Stated problem> All lines from the beginning of the listing through the line with "2.18, 2.06, 2.03, 2.15, 2.03, 2.10, 2.03, 2.08, 2.02]" are to be copied word for word; the pictures are not.

***

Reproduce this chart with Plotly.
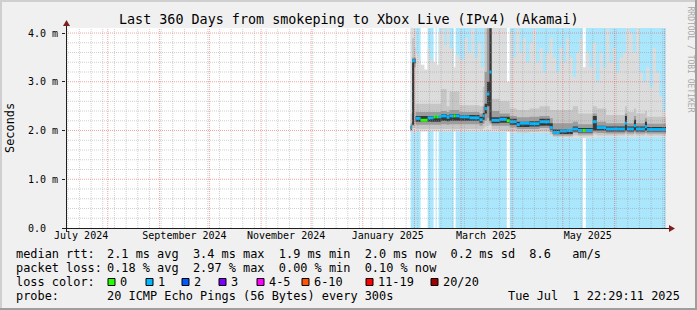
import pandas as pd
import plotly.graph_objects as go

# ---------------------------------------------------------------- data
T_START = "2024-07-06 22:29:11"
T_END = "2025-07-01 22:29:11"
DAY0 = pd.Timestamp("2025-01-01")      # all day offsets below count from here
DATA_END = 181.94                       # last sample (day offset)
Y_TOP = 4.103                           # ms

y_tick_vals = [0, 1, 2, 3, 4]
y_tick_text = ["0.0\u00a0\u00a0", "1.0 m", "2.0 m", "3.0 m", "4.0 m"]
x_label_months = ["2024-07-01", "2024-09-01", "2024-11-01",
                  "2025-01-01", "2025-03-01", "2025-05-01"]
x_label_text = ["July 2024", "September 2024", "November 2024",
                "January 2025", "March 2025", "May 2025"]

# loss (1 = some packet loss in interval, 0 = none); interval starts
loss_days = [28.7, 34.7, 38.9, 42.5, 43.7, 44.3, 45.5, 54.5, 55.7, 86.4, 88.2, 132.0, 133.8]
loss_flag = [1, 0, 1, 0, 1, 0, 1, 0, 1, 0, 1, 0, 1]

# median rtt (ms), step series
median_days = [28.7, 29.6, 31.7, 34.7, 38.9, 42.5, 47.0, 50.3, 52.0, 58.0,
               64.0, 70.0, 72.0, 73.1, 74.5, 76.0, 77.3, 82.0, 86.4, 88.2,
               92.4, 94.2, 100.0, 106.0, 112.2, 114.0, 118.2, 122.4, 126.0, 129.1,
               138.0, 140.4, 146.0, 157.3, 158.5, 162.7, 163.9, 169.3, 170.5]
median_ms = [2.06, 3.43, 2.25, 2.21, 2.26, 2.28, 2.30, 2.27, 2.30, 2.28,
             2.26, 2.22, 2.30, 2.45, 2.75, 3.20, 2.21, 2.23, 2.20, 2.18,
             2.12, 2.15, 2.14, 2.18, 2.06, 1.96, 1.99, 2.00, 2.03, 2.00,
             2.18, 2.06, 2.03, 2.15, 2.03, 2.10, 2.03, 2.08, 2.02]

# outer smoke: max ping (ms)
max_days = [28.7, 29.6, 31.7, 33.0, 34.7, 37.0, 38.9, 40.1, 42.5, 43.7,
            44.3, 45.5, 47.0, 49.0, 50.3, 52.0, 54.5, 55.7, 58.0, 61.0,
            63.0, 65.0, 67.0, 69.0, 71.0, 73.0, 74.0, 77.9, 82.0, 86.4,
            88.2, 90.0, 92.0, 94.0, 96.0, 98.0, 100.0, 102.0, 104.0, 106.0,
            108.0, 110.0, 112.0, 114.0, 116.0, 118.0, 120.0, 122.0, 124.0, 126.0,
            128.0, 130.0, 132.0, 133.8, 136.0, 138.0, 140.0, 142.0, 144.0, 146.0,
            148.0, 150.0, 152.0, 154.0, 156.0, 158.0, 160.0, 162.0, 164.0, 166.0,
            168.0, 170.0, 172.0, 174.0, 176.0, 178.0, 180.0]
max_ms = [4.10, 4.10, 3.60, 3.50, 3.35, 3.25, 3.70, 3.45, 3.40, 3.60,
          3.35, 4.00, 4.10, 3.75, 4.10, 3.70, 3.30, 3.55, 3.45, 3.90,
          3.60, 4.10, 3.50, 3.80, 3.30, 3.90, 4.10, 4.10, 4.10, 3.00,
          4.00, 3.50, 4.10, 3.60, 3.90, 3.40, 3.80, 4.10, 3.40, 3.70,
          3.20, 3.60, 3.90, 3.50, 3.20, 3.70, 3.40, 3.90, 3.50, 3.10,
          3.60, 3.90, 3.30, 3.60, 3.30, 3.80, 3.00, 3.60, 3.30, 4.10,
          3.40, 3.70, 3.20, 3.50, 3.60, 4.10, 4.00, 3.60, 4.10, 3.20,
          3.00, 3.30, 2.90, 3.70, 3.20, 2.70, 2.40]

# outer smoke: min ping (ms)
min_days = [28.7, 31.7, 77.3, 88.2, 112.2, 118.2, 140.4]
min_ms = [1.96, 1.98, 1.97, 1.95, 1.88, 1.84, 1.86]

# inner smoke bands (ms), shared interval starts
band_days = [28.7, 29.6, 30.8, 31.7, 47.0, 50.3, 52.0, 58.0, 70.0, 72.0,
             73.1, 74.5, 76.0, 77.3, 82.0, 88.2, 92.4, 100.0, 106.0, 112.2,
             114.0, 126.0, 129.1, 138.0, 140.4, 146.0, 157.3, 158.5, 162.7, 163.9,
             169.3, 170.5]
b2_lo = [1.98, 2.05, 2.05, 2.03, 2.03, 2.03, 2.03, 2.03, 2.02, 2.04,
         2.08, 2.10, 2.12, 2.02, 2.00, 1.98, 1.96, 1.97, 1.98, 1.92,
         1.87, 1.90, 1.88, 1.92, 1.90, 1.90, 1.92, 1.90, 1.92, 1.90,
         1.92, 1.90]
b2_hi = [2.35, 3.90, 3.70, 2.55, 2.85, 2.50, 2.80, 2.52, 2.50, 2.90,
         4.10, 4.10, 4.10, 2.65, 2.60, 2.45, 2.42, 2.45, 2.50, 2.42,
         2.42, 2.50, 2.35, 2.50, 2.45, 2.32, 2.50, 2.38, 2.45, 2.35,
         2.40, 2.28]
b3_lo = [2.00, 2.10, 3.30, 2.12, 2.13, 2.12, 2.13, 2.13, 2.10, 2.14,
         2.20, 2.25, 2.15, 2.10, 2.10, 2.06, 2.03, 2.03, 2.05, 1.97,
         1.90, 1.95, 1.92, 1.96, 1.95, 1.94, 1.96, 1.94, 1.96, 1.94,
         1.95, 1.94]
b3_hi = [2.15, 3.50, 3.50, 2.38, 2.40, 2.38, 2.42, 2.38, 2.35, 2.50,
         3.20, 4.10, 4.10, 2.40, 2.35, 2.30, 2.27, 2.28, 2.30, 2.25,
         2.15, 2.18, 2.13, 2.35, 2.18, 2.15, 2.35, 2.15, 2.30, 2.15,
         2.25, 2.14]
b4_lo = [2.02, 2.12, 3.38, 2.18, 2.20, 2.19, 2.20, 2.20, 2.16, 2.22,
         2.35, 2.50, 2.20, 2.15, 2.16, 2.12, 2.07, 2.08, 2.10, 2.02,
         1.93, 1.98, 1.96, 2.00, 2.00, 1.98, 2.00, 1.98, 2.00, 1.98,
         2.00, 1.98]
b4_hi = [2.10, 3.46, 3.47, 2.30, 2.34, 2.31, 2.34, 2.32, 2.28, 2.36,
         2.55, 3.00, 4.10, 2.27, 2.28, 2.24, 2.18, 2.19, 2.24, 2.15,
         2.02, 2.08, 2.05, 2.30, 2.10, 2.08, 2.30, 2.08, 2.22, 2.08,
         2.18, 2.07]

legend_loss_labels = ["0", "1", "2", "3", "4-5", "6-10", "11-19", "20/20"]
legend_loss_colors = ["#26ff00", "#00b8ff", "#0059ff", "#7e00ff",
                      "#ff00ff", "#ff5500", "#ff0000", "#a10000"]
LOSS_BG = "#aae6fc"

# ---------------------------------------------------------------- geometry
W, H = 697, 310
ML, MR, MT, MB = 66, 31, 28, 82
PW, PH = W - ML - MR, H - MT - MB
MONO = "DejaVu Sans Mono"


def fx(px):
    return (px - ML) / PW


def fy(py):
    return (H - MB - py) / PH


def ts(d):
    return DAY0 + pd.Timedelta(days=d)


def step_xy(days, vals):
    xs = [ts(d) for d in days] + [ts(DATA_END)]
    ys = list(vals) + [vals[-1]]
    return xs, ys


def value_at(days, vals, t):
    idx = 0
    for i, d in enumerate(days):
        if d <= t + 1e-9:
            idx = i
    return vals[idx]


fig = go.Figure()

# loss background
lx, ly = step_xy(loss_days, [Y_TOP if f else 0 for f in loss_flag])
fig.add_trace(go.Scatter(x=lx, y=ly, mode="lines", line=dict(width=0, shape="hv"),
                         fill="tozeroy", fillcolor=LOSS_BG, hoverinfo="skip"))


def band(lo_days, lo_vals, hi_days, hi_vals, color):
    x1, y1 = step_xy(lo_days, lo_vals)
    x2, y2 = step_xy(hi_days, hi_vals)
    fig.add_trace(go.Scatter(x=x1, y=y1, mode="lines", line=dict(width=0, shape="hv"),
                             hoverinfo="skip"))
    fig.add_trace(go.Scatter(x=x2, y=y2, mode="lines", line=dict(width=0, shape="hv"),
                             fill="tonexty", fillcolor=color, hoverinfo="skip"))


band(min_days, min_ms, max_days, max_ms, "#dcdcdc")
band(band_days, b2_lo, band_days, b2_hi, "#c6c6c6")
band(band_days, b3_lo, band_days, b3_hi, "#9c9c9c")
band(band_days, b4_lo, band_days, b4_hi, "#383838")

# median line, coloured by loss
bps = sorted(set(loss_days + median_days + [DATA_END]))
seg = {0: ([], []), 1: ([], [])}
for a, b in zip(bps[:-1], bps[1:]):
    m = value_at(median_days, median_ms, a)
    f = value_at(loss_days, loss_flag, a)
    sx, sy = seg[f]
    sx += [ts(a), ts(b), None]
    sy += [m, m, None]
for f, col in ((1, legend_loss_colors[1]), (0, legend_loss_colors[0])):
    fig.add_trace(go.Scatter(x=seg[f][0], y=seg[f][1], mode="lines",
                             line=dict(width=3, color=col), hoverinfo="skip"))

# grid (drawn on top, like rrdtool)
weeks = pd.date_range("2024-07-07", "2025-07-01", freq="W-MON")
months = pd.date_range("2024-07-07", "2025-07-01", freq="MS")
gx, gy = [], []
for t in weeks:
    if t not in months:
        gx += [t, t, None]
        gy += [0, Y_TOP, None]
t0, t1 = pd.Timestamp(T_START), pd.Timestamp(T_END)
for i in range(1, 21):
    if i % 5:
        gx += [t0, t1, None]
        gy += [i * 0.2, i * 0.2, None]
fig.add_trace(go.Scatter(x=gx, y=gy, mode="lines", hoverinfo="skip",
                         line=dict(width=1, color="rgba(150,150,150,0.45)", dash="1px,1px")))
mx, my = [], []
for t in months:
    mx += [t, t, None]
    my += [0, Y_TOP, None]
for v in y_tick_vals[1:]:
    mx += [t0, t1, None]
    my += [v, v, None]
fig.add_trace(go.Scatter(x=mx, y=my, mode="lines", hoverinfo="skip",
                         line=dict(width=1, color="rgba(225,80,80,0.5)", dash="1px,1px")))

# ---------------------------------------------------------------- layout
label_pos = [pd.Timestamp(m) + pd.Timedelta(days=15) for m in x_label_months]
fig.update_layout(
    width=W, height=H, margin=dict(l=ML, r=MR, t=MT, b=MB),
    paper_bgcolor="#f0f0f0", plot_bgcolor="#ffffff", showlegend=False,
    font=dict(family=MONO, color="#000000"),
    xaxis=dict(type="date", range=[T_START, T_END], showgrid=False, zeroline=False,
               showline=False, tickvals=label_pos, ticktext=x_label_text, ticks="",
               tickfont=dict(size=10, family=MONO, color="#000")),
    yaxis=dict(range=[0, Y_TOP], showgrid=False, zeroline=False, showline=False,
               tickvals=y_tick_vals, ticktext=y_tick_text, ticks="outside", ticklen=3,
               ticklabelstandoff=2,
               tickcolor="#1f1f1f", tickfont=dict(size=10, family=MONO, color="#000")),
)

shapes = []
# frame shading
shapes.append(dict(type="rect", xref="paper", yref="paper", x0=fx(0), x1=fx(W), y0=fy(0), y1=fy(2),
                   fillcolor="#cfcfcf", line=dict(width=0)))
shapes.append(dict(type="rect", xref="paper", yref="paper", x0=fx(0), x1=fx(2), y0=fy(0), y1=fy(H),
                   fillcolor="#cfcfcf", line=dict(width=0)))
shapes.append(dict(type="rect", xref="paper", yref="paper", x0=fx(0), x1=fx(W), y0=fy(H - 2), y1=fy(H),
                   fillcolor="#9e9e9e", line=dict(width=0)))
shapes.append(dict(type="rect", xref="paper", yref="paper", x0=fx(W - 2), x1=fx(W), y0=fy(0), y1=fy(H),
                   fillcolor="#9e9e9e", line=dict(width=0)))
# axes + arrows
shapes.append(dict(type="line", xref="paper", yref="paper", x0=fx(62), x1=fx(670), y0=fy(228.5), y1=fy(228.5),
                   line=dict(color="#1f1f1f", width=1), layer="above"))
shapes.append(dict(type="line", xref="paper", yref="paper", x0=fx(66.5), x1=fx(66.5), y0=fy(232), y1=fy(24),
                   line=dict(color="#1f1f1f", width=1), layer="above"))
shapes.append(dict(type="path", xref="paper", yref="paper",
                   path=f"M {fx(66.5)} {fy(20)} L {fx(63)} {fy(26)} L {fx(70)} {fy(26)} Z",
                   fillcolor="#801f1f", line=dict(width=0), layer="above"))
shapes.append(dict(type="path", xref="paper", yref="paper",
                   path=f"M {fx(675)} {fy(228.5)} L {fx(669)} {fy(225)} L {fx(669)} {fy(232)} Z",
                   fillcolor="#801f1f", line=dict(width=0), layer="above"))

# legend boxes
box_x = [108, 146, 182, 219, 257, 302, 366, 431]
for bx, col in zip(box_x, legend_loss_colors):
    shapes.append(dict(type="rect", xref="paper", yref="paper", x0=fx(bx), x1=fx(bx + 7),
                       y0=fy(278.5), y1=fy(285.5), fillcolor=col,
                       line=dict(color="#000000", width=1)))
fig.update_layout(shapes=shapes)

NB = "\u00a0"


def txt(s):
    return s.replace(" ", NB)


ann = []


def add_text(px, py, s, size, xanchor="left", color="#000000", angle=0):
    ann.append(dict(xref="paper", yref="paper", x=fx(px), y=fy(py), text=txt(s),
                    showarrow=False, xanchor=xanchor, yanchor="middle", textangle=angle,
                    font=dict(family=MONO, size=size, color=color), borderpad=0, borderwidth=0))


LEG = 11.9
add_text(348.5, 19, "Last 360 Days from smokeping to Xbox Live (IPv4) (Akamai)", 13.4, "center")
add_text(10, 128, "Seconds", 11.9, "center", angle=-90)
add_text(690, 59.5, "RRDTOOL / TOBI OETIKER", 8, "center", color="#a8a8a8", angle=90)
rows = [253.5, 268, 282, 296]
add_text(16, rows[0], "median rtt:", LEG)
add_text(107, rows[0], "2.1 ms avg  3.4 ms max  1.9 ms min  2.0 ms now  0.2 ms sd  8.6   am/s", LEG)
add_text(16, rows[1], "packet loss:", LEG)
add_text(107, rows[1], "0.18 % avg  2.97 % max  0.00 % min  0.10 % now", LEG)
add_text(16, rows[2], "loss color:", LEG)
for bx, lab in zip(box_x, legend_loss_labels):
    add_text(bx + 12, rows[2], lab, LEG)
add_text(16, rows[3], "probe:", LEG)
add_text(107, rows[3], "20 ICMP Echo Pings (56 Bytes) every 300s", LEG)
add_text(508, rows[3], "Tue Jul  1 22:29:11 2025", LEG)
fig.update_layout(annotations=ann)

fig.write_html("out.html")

***

Reply>
Reproduce this chart with Plotly.
import pandas as pd
import plotly.graph_objects as go

# ---------------------------------------------------------------- data
T_START = "2024-07-06 22:29:11"
T_END = "2025-07-01 22:29:11"
DAY0 = pd.Timestamp("2025-01-01")      # all day offsets below count from here
DATA_END = 181.94                       # last sample (day offset)
Y_TOP = 4.103                           # ms

y_tick_vals = [0, 1, 2, 3, 4]
y_tick_text = ["0.0\u00a0\u00a0", "1.0 m", "2.0 m", "3.0 m", "4.0 m"]
x_label_months = ["2024-07-01", "2024-09-01", "2024-11-01",
                  "2025-01-01", "2025-03-01", "2025-05-01"]
x_label_text = ["July 2024", "September 2024", "November 2024",
                "January 2025", "March 2025", "May 2025"]

# loss (1 = some packet loss in interval, 0 = none); interval starts
loss_days = [28.7, 34.7, 38.9, 42.5, 43.7, 44.3, 45.5, 54.5, 55.7, 86.4, 88.2, 132.0, 133.8]
loss_flag = [1, 0, 1, 0, 1, 0, 1, 0, 1, 0, 1, 0, 1]

# median rtt (ms), step series
median_days = [28.7, 29.6, 31.7, 34.7, 38.9, 42.5, 47.0, 50.3, 52.0, 58.0,
               64.0, 70.0, 72.0, 73.1, 74.5, 76.0, 77.3, 82.0, 86.4, 88.2,
               92.4, 94.2, 100.0, 106.0, 112.2, 114.0, 118.2, 122.4, 126.0, 129.1,
               138.0, 140.4, 146.0, 157.3, 158.5, 162.7, 163.9, 169.3, 170.5]
median_ms = [2.06, 3.43, 2.25, 2.21, 2.26, 2.28, 2.30, 2.27, 2.30, 2.28,
             2.26, 2.22, 2.30, 2.45, 2.75, 3.20, 2.21, 2.23, 2.20, 2.18,
             2.12, 2.15, 2.14, 2.18, 2.06, 1.96, 1.99, 2.00, 2.03, 2.00,
             2.18, 2.06, 2.03, 2.15, 2.03, 2.10, 2.03, 2.08, 2.02]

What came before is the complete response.